#### WRITTEN PROBLEM
Starting with the first line below, extract each line through the one that contains "import pandas as pd", inclusive, excluding pictures.

#### DATA PROVIDED
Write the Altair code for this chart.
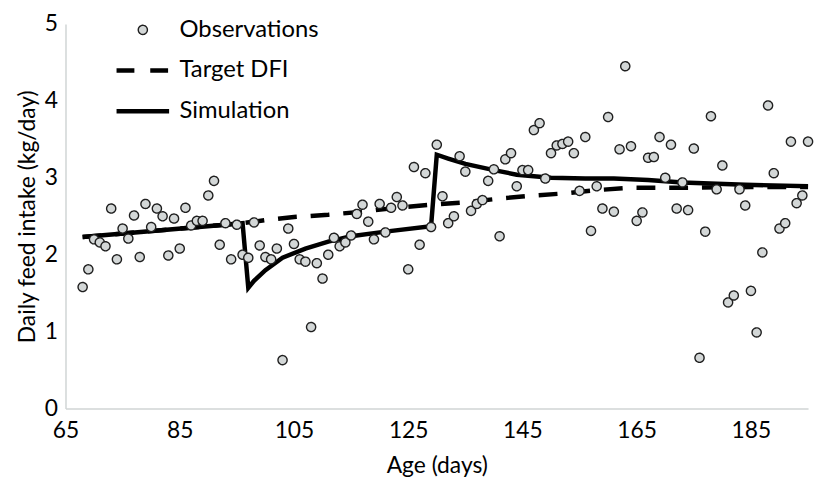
import altair as alt
import pandas as pd

# ---------------- data ----------------
obs_days = [68, 69, 70, 71, 72, 73, 74, 75, 76, 77, 78, 79, 80, 81, 82, 83, 84, 85, 86, 87,
            88, 89, 90, 91, 92, 93, 94, 95, 96, 97, 98, 99, 100, 101, 102, 103, 104, 105, 106, 107,
            108, 109, 110, 111, 112, 113, 114, 115, 116, 117, 118, 119, 120, 121, 122, 123, 124, 125, 126, 127,
            128, 129, 130, 131, 132, 133, 134, 135, 136, 137, 138, 139, 140, 141, 142, 143, 144, 145, 146, 147,
            148, 149, 150, 151, 152, 153, 154, 155, 156, 157, 158, 159, 160, 161, 162, 163, 164, 165, 166, 167,
            168, 169, 170, 171, 172, 173, 174, 175, 176, 177, 178, 179, 180, 181, 182, 183, 184, 185, 186, 187,
            188, 189, 190, 191, 192, 193, 194, 195]
obs_dfi = [1.58, 1.81, 2.20, 2.16, 2.11, 2.60, 1.94, 2.34, 2.21, 2.51, 1.97, 2.66, 2.36, 2.60, 2.50, 1.99, 2.47, 2.08, 2.61, 2.38,
           2.44, 2.44, 2.77, 2.96, 2.13, 2.41, 1.94, 2.39, 2.00, 1.96, 2.42, 2.12, 1.97, 1.94, 2.08, 0.63, 2.34, 2.14, 1.94, 1.91,
           1.06, 1.89, 1.69, 2.00, 2.22, 2.11, 2.16, 2.25, 2.53, 2.65, 2.43, 2.20, 2.66, 2.29, 2.61, 2.75, 2.64, 1.81, 3.14, 2.13,
           3.06, 2.36, 3.43, 2.76, 2.41, 2.50, 3.28, 3.08, 2.57, 2.66, 2.71, 2.96, 3.11, 2.24, 3.24, 3.32, 2.89, 3.10, 3.10, 3.62,
           3.71, 2.99, 3.32, 3.42, 3.44, 3.47, 3.32, 2.83, 3.53, 2.31, 2.89, 2.60, 3.79, 2.56, 3.37, 4.45, 3.41, 2.44, 2.55, 3.26,
           3.27, 3.53, 3.00, 3.43, 2.60, 2.94, 2.58, 3.38, 0.66, 2.30, 3.80, 2.85, 3.16, 1.38, 1.47, 2.85, 2.64, 1.53, 0.99, 2.03,
           3.94, 3.06, 2.34, 2.41, 3.47, 2.67, 2.77, 3.47]

tgt_days = [68, 96, 100, 105, 111, 117, 123, 129, 135, 141, 147, 153, 158, 164, 173, 185, 195]
tgt_dfi = [2.23, 2.41, 2.45, 2.49, 2.52, 2.56, 2.61, 2.65, 2.68, 2.73, 2.77, 2.80, 2.84, 2.87, 2.87, 2.88, 2.88]

sim_days = [68, 96, 97, 98, 100, 103, 107, 111, 115, 121, 129, 130, 132, 135, 140, 144, 150, 156, 161, 167, 173, 184, 195]
sim_dfi = [2.23, 2.41, 1.57, 1.66, 1.80, 1.96, 2.08, 2.17, 2.24, 2.30, 2.37, 3.30, 3.25, 3.18, 3.10, 3.04, 3.00, 2.99, 2.99, 2.97, 2.94, 2.91, 2.89]

series_names = ["Observations", "Target DFI", "Simulation"]
x_ticks = [65, 85, 105, 125, 145, 165, 185]
y_ticks = [0, 1, 2, 3, 4, 5]

# ---------------- frames ----------------
obs_df = pd.DataFrame({"day": obs_days, "dfi": obs_dfi, "series": "Observations"})
tgt_df = pd.DataFrame({"day": tgt_days, "dfi": tgt_dfi, "series": "Target DFI"})
sim_df = pd.DataFrame({"day": sim_days, "dfi": sim_dfi, "series": "Simulation"})

FONT = "Lato"
FS = 23
AXIS_GREY = "#d0d5d5"
POINT_FILL = "#d3d7d7"
LINE_W = 4.5

x_enc = alt.X(
    "day:Q",
    scale=alt.Scale(domain=[65, 195], nice=False, zero=False),
    axis=alt.Axis(values=x_ticks, title="Age (days)", labelPadding=11, titlePadding=12, labelFlush=False),
)
y_enc = alt.Y(
    "dfi:Q",
    scale=alt.Scale(domain=[0, 5], nice=False, zero=True),
    axis=alt.Axis(values=y_ticks, title="Daily feed intake (kg/day)", labelPadding=8, titlePadding=5, labelFlush=False),
)

tgt_line = alt.Chart(tgt_df).mark_line(
    color="black", strokeWidth=LINE_W, strokeDash=[19, 14]
).encode(x=x_enc, y=y_enc)

sim_line = alt.Chart(sim_df).mark_line(
    color="black", strokeWidth=LINE_W
).encode(x=x_enc, y=y_enc)

line_path = "M-2.5,0H2.5"
legend = alt.Legend(
    title=None,
    orient="none",
    legendX=65,
    legendY=-6,
    labelFont=FONT,
    labelFontSize=24,
    labelColor="black",
    labelOffset=24,
    rowPadding=16,
    symbolOpacity=1,
)

points = alt.Chart(obs_df).mark_point(filled=True, opacity=1).encode(
    x=x_enc,
    y=y_enc,
    shape=alt.Shape("series:N", scale=alt.Scale(domain=series_names, range=["circle", line_path, line_path]), legend=legend),
    fill=alt.Fill("series:N", scale=alt.Scale(domain=series_names, range=[POINT_FILL, "black", "black"]), legend=legend),
    stroke=alt.Stroke("series:N", scale=alt.Scale(domain=series_names, range=["#1e1e1e", "black", "black"]), legend=legend),
    strokeWidth=alt.StrokeWidth("series:N", scale=alt.Scale(type="ordinal", domain=series_names, range=[1.4, LINE_W, LINE_W]), legend=legend),
    strokeDash=alt.StrokeDash("series:N", scale=alt.Scale(domain=series_names, range=[[1, 0], [18, 16], [1, 0]]), legend=legend),
    size=alt.Size("series:N", scale=alt.Scale(type="ordinal", domain=series_names, range=[85, 450, 450]), legend=legend),
)

chart = (
    alt.layer(tgt_line, sim_line, points)
    .properties(
        width=749,
        height=388,
        padding={"left": 58, "top": 14, "right": 6, "bottom": 73},
        autosize=alt.AutoSizeParams(type="none"),
    )
    .configure_view(stroke=None)
    .configure_axis(
        domainColor=AXIS_GREY,
        domainWidth=1.5,
        ticks=False,
        grid=False,
        labelFont=FONT,
        labelFontSize=FS,
        labelColor="black",
        titleFont=FONT,
        titleFontSize=FS,
        titleFontWeight="normal",
        titleColor="black",
    )
)

chart.save("out.html", embed_options={"renderer": "svg", "actions": False})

#### FULL ANSWER
Write the Altair code for this chart.
import altair as alt
import pandas as pd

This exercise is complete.